Problem to solve: Every entry below should be printed exactly, without its images.

Figure scripts:
========================================

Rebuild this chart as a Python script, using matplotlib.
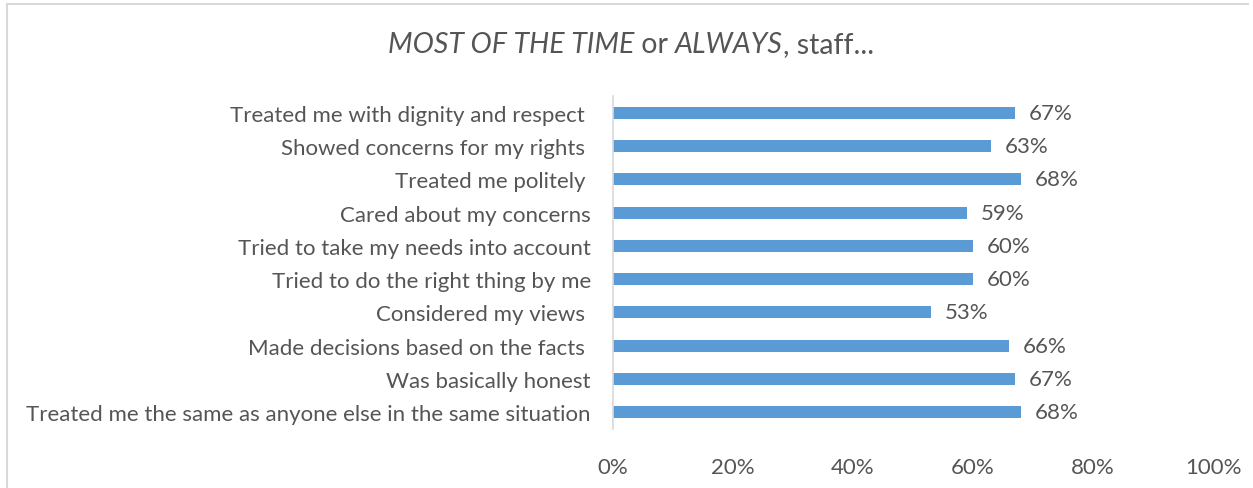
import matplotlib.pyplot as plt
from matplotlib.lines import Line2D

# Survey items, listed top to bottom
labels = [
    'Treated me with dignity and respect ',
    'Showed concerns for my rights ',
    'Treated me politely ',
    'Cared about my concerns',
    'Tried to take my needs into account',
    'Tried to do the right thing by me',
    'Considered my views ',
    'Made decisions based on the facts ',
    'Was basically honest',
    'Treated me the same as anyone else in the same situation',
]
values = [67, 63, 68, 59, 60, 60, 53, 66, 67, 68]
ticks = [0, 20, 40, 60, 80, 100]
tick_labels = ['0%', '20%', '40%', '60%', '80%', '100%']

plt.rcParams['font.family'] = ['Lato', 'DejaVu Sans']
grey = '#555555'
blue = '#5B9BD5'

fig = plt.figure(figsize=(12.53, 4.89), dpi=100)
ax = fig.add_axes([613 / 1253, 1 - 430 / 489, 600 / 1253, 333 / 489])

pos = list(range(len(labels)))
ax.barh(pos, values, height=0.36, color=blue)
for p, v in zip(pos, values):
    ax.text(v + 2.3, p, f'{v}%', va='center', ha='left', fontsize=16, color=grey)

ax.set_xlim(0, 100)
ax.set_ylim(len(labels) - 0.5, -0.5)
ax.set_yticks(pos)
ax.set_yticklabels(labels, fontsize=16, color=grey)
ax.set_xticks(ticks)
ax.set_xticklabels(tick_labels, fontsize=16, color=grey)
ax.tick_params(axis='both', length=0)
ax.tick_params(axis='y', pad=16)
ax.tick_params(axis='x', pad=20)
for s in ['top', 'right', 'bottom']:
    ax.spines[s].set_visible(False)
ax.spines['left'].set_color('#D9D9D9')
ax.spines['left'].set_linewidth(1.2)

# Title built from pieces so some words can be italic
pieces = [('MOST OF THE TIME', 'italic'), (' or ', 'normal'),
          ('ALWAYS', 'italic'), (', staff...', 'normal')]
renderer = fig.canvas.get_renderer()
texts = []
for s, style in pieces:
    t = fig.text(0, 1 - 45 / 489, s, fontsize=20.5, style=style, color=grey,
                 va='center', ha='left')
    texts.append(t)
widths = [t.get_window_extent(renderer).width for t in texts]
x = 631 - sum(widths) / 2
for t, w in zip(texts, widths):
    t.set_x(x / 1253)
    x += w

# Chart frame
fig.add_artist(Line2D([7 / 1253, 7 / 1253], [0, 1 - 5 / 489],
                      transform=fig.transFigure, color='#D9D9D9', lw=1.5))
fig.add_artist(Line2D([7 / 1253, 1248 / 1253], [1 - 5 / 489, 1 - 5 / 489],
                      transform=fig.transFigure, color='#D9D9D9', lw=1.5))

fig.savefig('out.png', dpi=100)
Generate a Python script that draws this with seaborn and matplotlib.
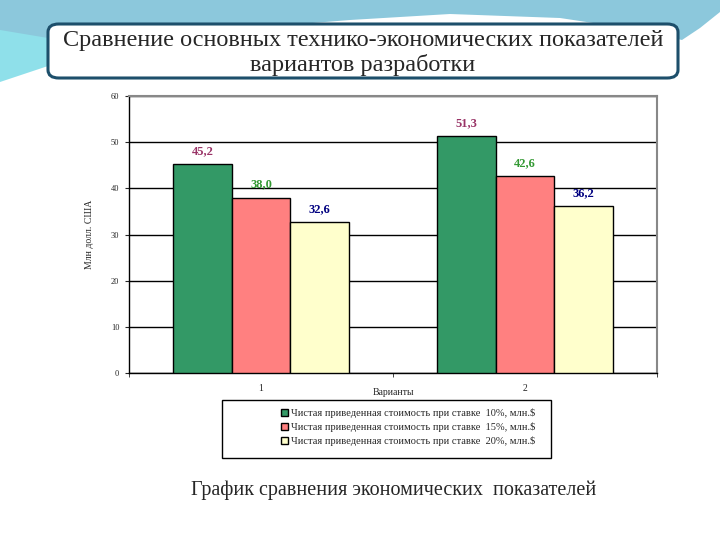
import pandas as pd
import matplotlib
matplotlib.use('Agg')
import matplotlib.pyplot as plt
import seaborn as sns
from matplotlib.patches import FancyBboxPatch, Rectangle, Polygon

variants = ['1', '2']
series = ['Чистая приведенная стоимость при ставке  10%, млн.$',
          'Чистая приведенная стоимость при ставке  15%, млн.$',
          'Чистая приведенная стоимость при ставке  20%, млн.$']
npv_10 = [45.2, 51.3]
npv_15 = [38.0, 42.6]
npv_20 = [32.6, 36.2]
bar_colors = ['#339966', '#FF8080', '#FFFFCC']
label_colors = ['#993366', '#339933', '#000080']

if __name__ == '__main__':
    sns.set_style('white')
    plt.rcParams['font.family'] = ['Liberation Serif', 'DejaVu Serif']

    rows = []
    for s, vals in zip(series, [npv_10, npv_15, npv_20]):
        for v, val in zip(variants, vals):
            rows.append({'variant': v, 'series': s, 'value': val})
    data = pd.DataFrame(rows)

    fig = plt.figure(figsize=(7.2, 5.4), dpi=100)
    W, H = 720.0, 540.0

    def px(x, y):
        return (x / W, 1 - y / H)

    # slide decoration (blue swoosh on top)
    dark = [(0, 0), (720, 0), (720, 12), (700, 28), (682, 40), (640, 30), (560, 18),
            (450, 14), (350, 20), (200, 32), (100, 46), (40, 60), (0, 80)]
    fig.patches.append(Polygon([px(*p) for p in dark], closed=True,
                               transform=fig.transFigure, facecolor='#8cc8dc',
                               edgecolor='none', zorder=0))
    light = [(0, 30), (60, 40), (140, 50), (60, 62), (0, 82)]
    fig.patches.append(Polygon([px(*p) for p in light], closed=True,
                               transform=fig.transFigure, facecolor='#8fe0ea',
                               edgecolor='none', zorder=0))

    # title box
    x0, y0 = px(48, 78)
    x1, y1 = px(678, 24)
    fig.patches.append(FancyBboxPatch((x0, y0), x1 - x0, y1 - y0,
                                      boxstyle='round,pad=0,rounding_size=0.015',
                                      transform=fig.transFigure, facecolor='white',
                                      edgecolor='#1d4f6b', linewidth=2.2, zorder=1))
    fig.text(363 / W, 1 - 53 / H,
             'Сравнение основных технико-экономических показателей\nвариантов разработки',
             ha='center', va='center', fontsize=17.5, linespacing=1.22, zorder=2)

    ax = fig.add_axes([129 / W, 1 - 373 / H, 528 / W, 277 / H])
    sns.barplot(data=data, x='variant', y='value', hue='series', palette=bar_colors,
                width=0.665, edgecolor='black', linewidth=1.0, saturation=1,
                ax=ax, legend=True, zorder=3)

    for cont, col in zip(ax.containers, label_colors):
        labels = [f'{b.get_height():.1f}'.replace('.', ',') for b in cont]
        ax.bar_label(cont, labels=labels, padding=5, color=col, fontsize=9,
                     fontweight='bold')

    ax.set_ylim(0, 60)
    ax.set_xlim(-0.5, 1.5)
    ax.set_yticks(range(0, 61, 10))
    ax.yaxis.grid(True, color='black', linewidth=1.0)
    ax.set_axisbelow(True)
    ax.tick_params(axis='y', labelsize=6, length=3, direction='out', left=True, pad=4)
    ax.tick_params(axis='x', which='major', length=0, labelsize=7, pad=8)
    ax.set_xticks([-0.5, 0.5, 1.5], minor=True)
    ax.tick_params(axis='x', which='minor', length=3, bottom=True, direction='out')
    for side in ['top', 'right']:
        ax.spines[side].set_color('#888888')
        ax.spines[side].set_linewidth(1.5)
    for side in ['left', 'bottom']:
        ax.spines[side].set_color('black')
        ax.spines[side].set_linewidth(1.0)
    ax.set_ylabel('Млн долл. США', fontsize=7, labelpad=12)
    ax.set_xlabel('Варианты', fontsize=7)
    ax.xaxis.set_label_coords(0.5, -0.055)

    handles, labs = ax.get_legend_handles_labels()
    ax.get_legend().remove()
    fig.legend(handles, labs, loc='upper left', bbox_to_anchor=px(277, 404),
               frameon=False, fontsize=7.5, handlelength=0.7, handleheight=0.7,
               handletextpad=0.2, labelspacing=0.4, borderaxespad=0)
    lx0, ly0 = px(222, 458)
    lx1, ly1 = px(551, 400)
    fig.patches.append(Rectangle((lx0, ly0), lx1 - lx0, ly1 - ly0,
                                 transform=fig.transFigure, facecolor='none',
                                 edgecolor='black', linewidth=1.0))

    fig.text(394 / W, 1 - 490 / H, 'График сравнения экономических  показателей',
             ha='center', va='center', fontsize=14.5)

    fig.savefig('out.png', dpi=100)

========================================

Answer below:
Rebuild this chart as a Python script, using matplotlib.
import matplotlib.pyplot as plt
from matplotlib.lines import Line2D

# Survey items, listed top to bottom
labels = [
    'Treated me with dignity and respect ',
    'Showed concerns for my rights ',
    'Treated me politely ',
    'Cared about my concerns',
    'Tried to take my needs into account',
    'Tried to do the right thing by me',
    'Considered my views ',
    'Made decisions based on the facts ',
    'Was basically honest',
    'Treated me the same as anyone else in the same situation',
]
values = [67, 63, 68, 59, 60, 60, 53, 66, 67, 68]
ticks = [0, 20, 40, 60, 80, 100]
tick_labels = ['0%', '20%', '40%', '60%', '80%', '100%']

plt.rcParams['font.family'] = ['Lato', 'DejaVu Sans']
grey = '#555555'
blue = '#5B9BD5'

fig = plt.figure(figsize=(12.53, 4.89), dpi=100)
ax = fig.add_axes([613 / 1253, 1 - 430 / 489, 600 / 1253, 333 / 489])

pos = list(range(len(labels)))
ax.barh(pos, values, height=0.36, color=blue)
for p, v in zip(pos, values):
    ax.text(v + 2.3, p, f'{v}%', va='center', ha='left', fontsize=16, color=grey)

ax.set_xlim(0, 100)
ax.set_ylim(len(labels) - 0.5, -0.5)
ax.set_yticks(pos)
ax.set_yticklabels(labels, fontsize=16, color=grey)
ax.set_xticks(ticks)
ax.set_xticklabels(tick_labels, fontsize=16, color=grey)
ax.tick_params(axis='both', length=0)
ax.tick_params(axis='y', pad=16)
ax.tick_params(axis='x', pad=20)
for s in ['top', 'right', 'bottom']:
    ax.spines[s].set_visible(False)
ax.spines['left'].set_color('#D9D9D9')
ax.spines['left'].set_linewidth(1.2)

# Title built from pieces so some words can be italic
pieces = [('MOST OF THE TIME', 'italic'), (' or ', 'normal'),
          ('ALWAYS', 'italic'), (', staff...', 'normal')]
renderer = fig.canvas.get_renderer()
texts = []
for s, style in pieces:
    t = fig.text(0, 1 - 45 / 489, s, fontsize=20.5, style=style, color=grey,
                 va='center', ha='left')
    texts.append(t)
widths = [t.get_window_extent(renderer).width for t in texts]
x = 631 - sum(widths) / 2
for t, w in zip(texts, widths):
    t.set_x(x / 1253)
    x += w

# Chart frame
fig.add_artist(Line2D([7 / 1253, 7 / 1253], [0, 1 - 5 / 489],
                      transform=fig.transFigure, color='#D9D9D9', lw=1.5))
fig.add_artist(Line2D([7 / 1253, 1248 / 1253], [1 - 5 / 489, 1 - 5 / 489],
                      transform=fig.transFigure, color='#D9D9D9', lw=1.5))

fig.savefig('out.png', dpi=100)
Generate a Python script that draws this with seaborn and matplotlib.
import pandas as pd
import matplotlib
matplotlib.use('Agg')
import matplotlib.pyplot as plt
import seaborn as sns
from matplotlib.patches import FancyBboxPatch, Rectangle, Polygon

variants = ['1', '2']
series = ['Чистая приведенная стоимость при ставке  10%, млн.$',
          'Чистая приведенная стоимость при ставке  15%, млн.$',
          'Чистая приведенная стоимость при ставке  20%, млн.$']
npv_10 = [45.2, 51.3]
npv_15 = [38.0, 42.6]
npv_20 = [32.6, 36.2]
bar_colors = ['#339966', '#FF8080', '#FFFFCC']
label_colors = ['#993366', '#339933', '#000080']

if __name__ == '__main__':
    sns.set_style('white')
    plt.rcParams['font.family'] = ['Liberation Serif', 'DejaVu Serif']

    rows = []
    for s, vals in zip(series, [npv_10, npv_15, npv_20]):
        for v, val in zip(variants, vals):
            rows.append({'variant': v, 'series': s, 'value': val})
    data = pd.DataFrame(rows)

    fig = plt.figure(figsize=(7.2, 5.4), dpi=100)
    W, H = 720.0, 540.0

    def px(x, y):
        return (x / W, 1 - y / H)

    # slide decoration (blue swoosh on top)
    dark = [(0, 0), (720, 0), (720, 12), (700, 28), (682, 40), (640, 30), (560, 18),
            (450, 14), (350, 20), (200, 32), (100, 46), (40, 60), (0, 80)]
    fig.patches.append(Polygon([px(*p) for p in dark], closed=True,
                               transform=fig.transFigure, facecolor='#8cc8dc',
                               edgecolor='none', zorder=0))
    light = [(0, 30), (60, 40), (140, 50), (60, 62), (0, 82)]
    fig.patches.append(Polygon([px(*p) for p in light], closed=True,
                               transform=fig.transFigure, facecolor='#8fe0ea',
                               edgecolor='none', zorder=0))

    # title box
    x0, y0 = px(48, 78)
    x1, y1 = px(678, 24)
    fig.patches.append(FancyBboxPatch((x0, y0), x1 - x0, y1 - y0,
                                      boxstyle='round,pad=0,rounding_size=0.015',
                                      transform=fig.transFigure, facecolor='white',
                                      edgecolor='#1d4f6b', linewidth=2.2, zorder=1))
    fig.text(363 / W, 1 - 53 / H,
             'Сравнение основных технико-экономических показателей\nвариантов разработки',
             ha='center', va='center', fontsize=17.5, linespacing=1.22, zorder=2)

    ax = fig.add_axes([129 / W, 1 - 373 / H, 528 / W, 277 / H])
    sns.barplot(data=data, x='variant', y='value', hue='series', palette=bar_colors,
                width=0.665, edgecolor='black', linewidth=1.0, saturation=1,
                ax=ax, legend=True, zorder=3)

    for cont, col in zip(ax.containers, label_colors):
        labels = [f'{b.get_height():.1f}'.replace('.', ',') for b in cont]
        ax.bar_label(cont, labels=labels, padding=5, color=col, fontsize=9,
                     fontweight='bold')

    ax.set_ylim(0, 60)
    ax.set_xlim(-0.5, 1.5)
    ax.set_yticks(range(0, 61, 10))
    ax.yaxis.grid(True, color='black', linewidth=1.0)
    ax.set_axisbelow(True)
    ax.tick_params(axis='y', labelsize=6, length=3, direction='out', left=True, pad=4)
    ax.tick_params(axis='x', which='major', length=0, labelsize=7, pad=8)
    ax.set_xticks([-0.5, 0.5, 1.5], minor=True)
    ax.tick_params(axis='x', which='minor', length=3, bottom=True, direction='out')
    for side in ['top', 'right']:
        ax.spines[side].set_color('#888888')
        ax.spines[side].set_linewidth(1.5)
    for side in ['left', 'bottom']:
        ax.spines[side].set_color('black')
        ax.spines[side].set_linewidth(1.0)
    ax.set_ylabel('Млн долл. США', fontsize=7, labelpad=12)
    ax.set_xlabel('Варианты', fontsize=7)
    ax.xaxis.set_label_coords(0.5, -0.055)

    handles, labs = ax.get_legend_handles_labels()
    ax.get_legend().remove()
    fig.legend(handles, labs, loc='upper left', bbox_to_anchor=px(277, 404),
               frameon=False, fontsize=7.5, handlelength=0.7, handleheight=0.7,
               handletextpad=0.2, labelspacing=0.4, borderaxespad=0)
    lx0, ly0 = px(222, 458)
    lx1, ly1 = px(551, 400)
    fig.patches.append(Rectangle((lx0, ly0), lx1 - lx0, ly1 - ly0,
                                 transform=fig.transFigure, facecolor='none',
                                 edgecolor='black', linewidth=1.0))

    fig.text(394 / W, 1 - 490 / H, 'График сравнения экономических  показателей',
             ha='center', va='center', fontsize=14.5)

    fig.savefig('out.png', dpi=100)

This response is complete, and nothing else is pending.